David Cameron has written an ARTICLE in the Telegraph this morning which has one aim - to reassure the Right that he is the heir to Margaret Thatcher and not the heir to Blair. It's the first time he has sought to do this in such overt terms, and I welcome it. Here are the highlight of the article, but I would encourage you to read the whole thing HERE.
Far from copying Tony Blair, I am learning from his many and serious mistakes. Instead of simply accepting the political consensus of the time, as Blair did, I am challenging it. New Labour was all about coming to terms with Conservative victory in the battle of ideas. The modern Conservative Party is about replacing the failed New Labour experiment, not aping it. Those who ask whether I am a Conservative need to know that the foundation stones of the alternative government that we're building are the ideas that should unite us all: the ideas that encouraged me as a young man to join the Conservative Party and work for Margaret Thatcher.
Those ideas are profound and enduring: freedom under the law, personal responsibility, sound money, strong defence and national sovereignty.
That is why, under my leadership, we have opposed ID cards and will replace the Human Rights Act with a British Bill of Rights that better protects both our security and our freedom. It is why I have made the strongest commitment to supporting the family and marriage that any Conservative leader has made for a generation. It is why we are pledged to share the proceeds of economic growth between public services and lower taxes, thereby ensuring that over time the state takes a smaller share of national wealth.
It is why we support the replacement of Britain's nuclear deterrent and have led the campaign for better conditions for Forces families.
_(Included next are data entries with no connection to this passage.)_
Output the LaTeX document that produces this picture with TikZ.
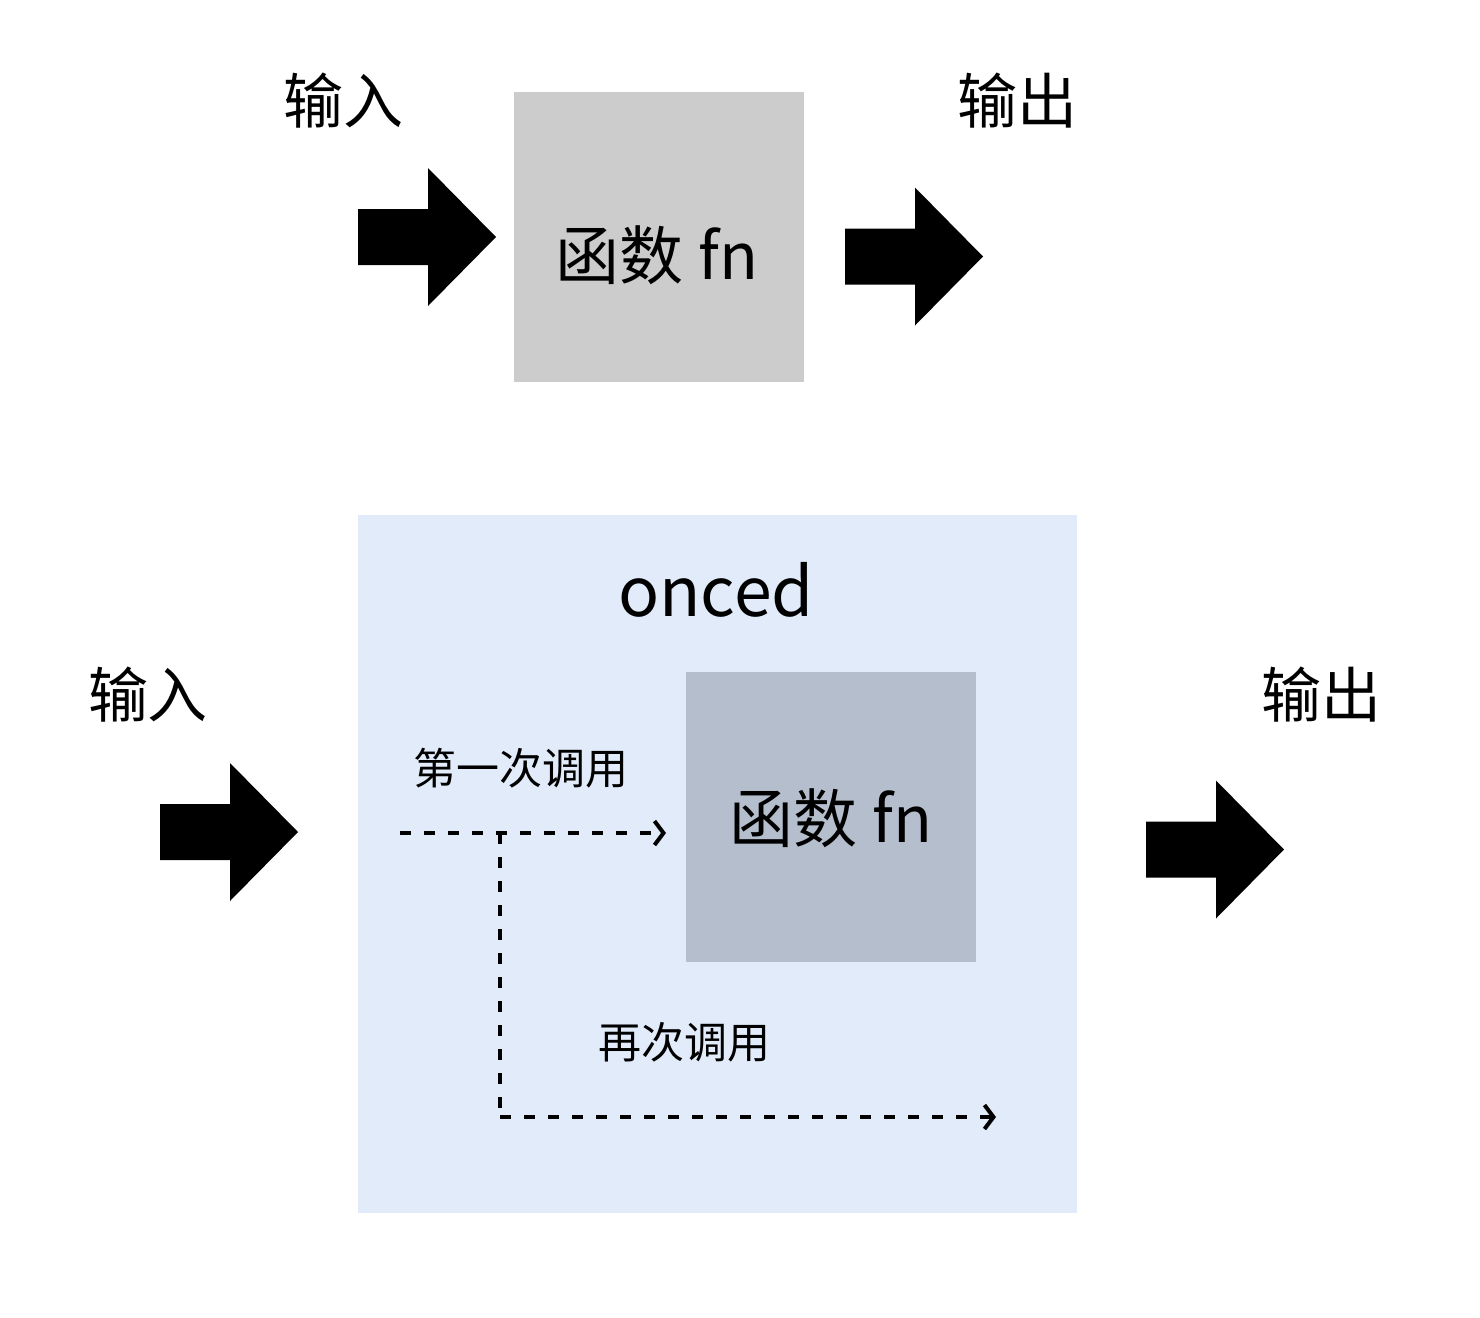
\documentclass[tikz,border=0pt]{standalone}
\usepackage{fontspec}
\setmainfont{Noto Sans CJK SC}
\usetikzlibrary{arrows.meta}
\definecolor{topgray}{HTML}{CCCCCC}
\definecolor{oncedbg}{HTML}{E1EBF9}
\definecolor{innergray}{HTML}{B5BECC}
\tikzset{
  bigtxt/.style={font=\fontsize{30}{34}\selectfont, inner sep=0pt},
  midtxt/.style={font=\fontsize{21.5}{25}\selectfont, inner sep=0pt},
  oncedtxt/.style={font=\fontsize{34}{38}\selectfont, inner sep=0pt},
  fnbox/.style={minimum width=145pt, minimum height=145pt, inner sep=0pt},
  fntxt/.style={font=\fontsize{32}{36}\selectfont, inner sep=0pt},
  flow/.style={dashed, dash pattern=on 5.5pt off 6.5pt, line width=2pt, -{Straight Barb[length=4.5pt,width=12pt,line width=2pt]}},
  flowplain/.style={dashed, dash pattern=on 5.5pt off 6.5pt, line width=2pt},
  blockarrow/.pic={\fill[black] (0,-28) -- (70,-28) -- (70,-69) -- (138,0) -- (70,69) -- (70,28) -- (0,28) -- cycle;}
}
\begin{document}
\begin{tikzpicture}[x=0.5pt,y=-0.5pt]
\useasboundingbox (0,0) rectangle (1480,1318);
\fill[white] (0,0) rectangle (1480,1318);
% top part
\node[bigtxt] (in1) at (343,101) {输入};
\node[bigtxt] (out1) at (1017,101) {输出};
\pic at (358,237) {blockarrow};
\node[fnbox, fill=topgray] (fn1) at (659,236.5) {};
\node[fntxt] (fn1text) at (657,255) {函数 fn};
\pic at (845,256.5) {blockarrow};
% bottom part
\node[fill=oncedbg, minimum width=359.5pt, minimum height=349pt, inner sep=0pt] (onced) at (717.5,864) {};
\node[oncedtxt] (oncedlabel) at (716,590) {onced};
\node[bigtxt] (in2) at (148,695) {输入};
\node[bigtxt] (out2) at (1321,695) {输出};
\pic at (160,832) {blockarrow};
\pic at (1146,849.5) {blockarrow};
\node[fnbox, fill=innergray] (fn2) at (831,816.5) {};
\node[fntxt] (fn2text) at (831,818) {函数 fn};
\node[midtxt] (first) at (521,768) {第一次调用};
\node[midtxt] (again) at (684,1042) {再次调用};
\coordinate (s1) at (400,833);
\coordinate (e1) at (666,833);
\coordinate (br) at (500,833);
\coordinate (corner) at (500,1117);
\coordinate (e2) at (996,1117);
\draw[flow] (s1) -- (e1);
\draw[flowplain] (br) -- (corner);
\draw[flow] (corner) -- (e2);
\end{tikzpicture}
\end{document}
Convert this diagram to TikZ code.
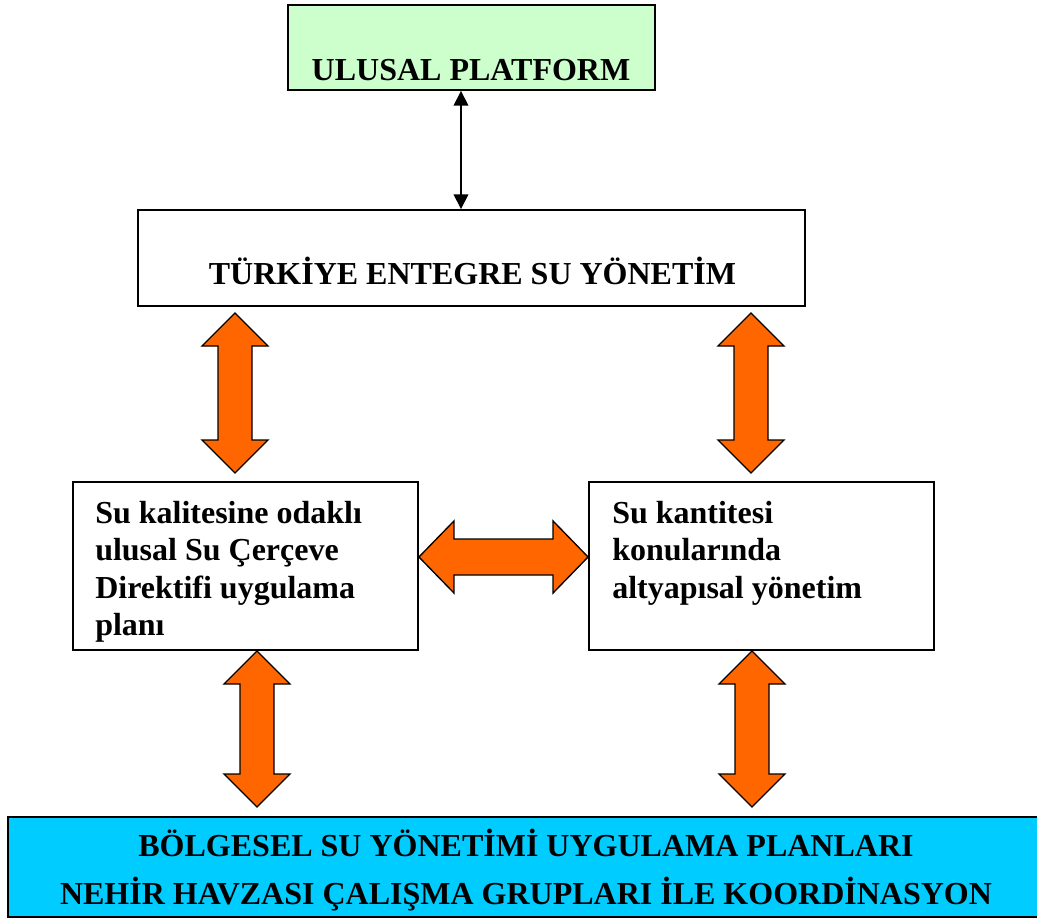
\documentclass[tikz,border=0pt]{standalone}
\usepackage{fontspec}
\setmainfont{Liberation Serif}
\usetikzlibrary{calc,fit,arrows.meta}

\definecolor{platgreen}{HTML}{CCFFCC}
\definecolor{havzablue}{HTML}{00CCFF}
\definecolor{okorange}{HTML}{FF6600}

\tikzset{
  kutu/.style={draw=black, line width=1.4pt, inner sep=0pt},
  yazi/.style={inner sep=0pt, font=\fontsize{24}{28}\selectfont\bfseries},
  blok/.style={draw=black, fill=okorange, line width=1pt, line join=miter},
}
% vertical block arrow: #1 top tip, #2 bottom tip
\newcommand{\dikok}[2]{%
  \draw[blok] (#1) -- ++(33,33) -- ++(-16,0) -- ($(#2)+(17,-33)$) -- ++(16,0)
    -- (#2) -- ++(-33,-33) -- ++(16,0) -- ($(#1)+(-17,33)$) -- ++(-16,0) -- cycle;}
% horizontal block arrow: #1 left tip, #2 right tip
\newcommand{\yatayok}[2]{%
  \draw[blok] (#1) -- ++(35,-36) -- ++(0,18) -- ($(#2)+(-35,-18)$) -- ++(0,-18)
    -- (#2) -- ++(-35,36) -- ++(0,-18) -- ($(#1)+(35,18)$) -- ++(0,18) -- cycle;}

\begin{document}
\begin{tikzpicture}[x=0.75pt,y=-0.75pt,line join=miter]
  \useasboundingbox (0,0) rectangle (1037,920);
  % boxes
  \node[kutu, fill=platgreen, fit={(288,5) (655,90)}] (plat) {};
  \node[kutu, fit={(138,210) (805,306)}] (tur) {};
  \node[kutu, fit={(73,482) (418,650)}] (kal) {};
  \node[kutu, fit={(589,482) (934,650)}] (kan) {};
  \node[kutu, line width=2pt, fill=havzablue, fit={(8,817) (1040,917)}] (bolge) {};
  % texts
  \node[yazi, anchor=base] (platyazi) at (471,81) {ULUSAL PLATFORM};
  \node[yazi, anchor=base] (turyazi) at (472.5,284) {TÜRKİYE ENTEGRE SU YÖNETİM};
  \node[yazi, anchor=north west, align=left] (kalyazi) at (95,501)
    {Su kalitesine odaklı\\ulusal Su Çerçeve\\Direktifi uygulama\\planı};
  \node[yazi, anchor=north west, align=left] (kanyazi) at (612,501)
    {Su kantitesi\\konularında\\altyapısal yönetim};
  \node[yazi, align=center, anchor=north, font=\fontsize{24}{36}\selectfont\bfseries] (bolgeyazi) at (526,829)
    {BÖLGESEL SU YÖNETİMİ UYGULAMA PLANLARI\\NEHİR HAVZASI ÇALIŞMA GRUPLARI İLE KOORDİNASYON};
  % thin arrow
  \coordinate (ax) at (461,0);
  \draw[line width=1.1pt, {Triangle[width=11pt,length=11pt]}-{Triangle[width=11pt,length=11pt]}]
    (plat.south -| ax) -- (tur.north -| ax);
  % block arrows
  \coordinate (o1t) at (235,313); \coordinate (o1b) at (235,473);
  \coordinate (o2t) at (751,313); \coordinate (o2b) at (751,473);
  \coordinate (o3t) at (257,651); \coordinate (o3b) at (257,807);
  \coordinate (o4t) at (752,651); \coordinate (o4b) at (752,807);
  \dikok{o1t}{o1b}
  \dikok{o2t}{o2b}
  \dikok{o3t}{o3b}
  \dikok{o4t}{o4b}
  \yatayok{kal.east |- 0,557}{kan.west |- 0,557}
\end{tikzpicture}
\end{document}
It is why we will restore Britain's opt-out from the European Social Chapter, and it is why we have announced our withdrawal from the federalist European People's Party.
Commentators such as Tim Congdon seem to have forgotten much of what Mrs Thatcher said and did. It was Mrs Thatcher who launched the Scarman inquiry in 1981 in an attempt to understand the alienation of young black men. And it was Mrs Thatcher who launched modern environmental politics with her Royal Society speech in 1988. The reduction of Thatcherism into a sort of laissez-faire libertarianism does not do justice to her record. She was animated by a vision of the good society – a vision obscured by decades of economic dirigisme and cultural relativism. The task she set herself was to restore not only personal liberty in economic matters, but also a sense of duty, respect and moral obligation in social matters.
If 2006 was about changing the party, 2007 is about preparing to change the country. Over the coming months our policy review will report. We will be going firmly on to the offensive against Labour, and the record and plans of Gordon Brown in particular.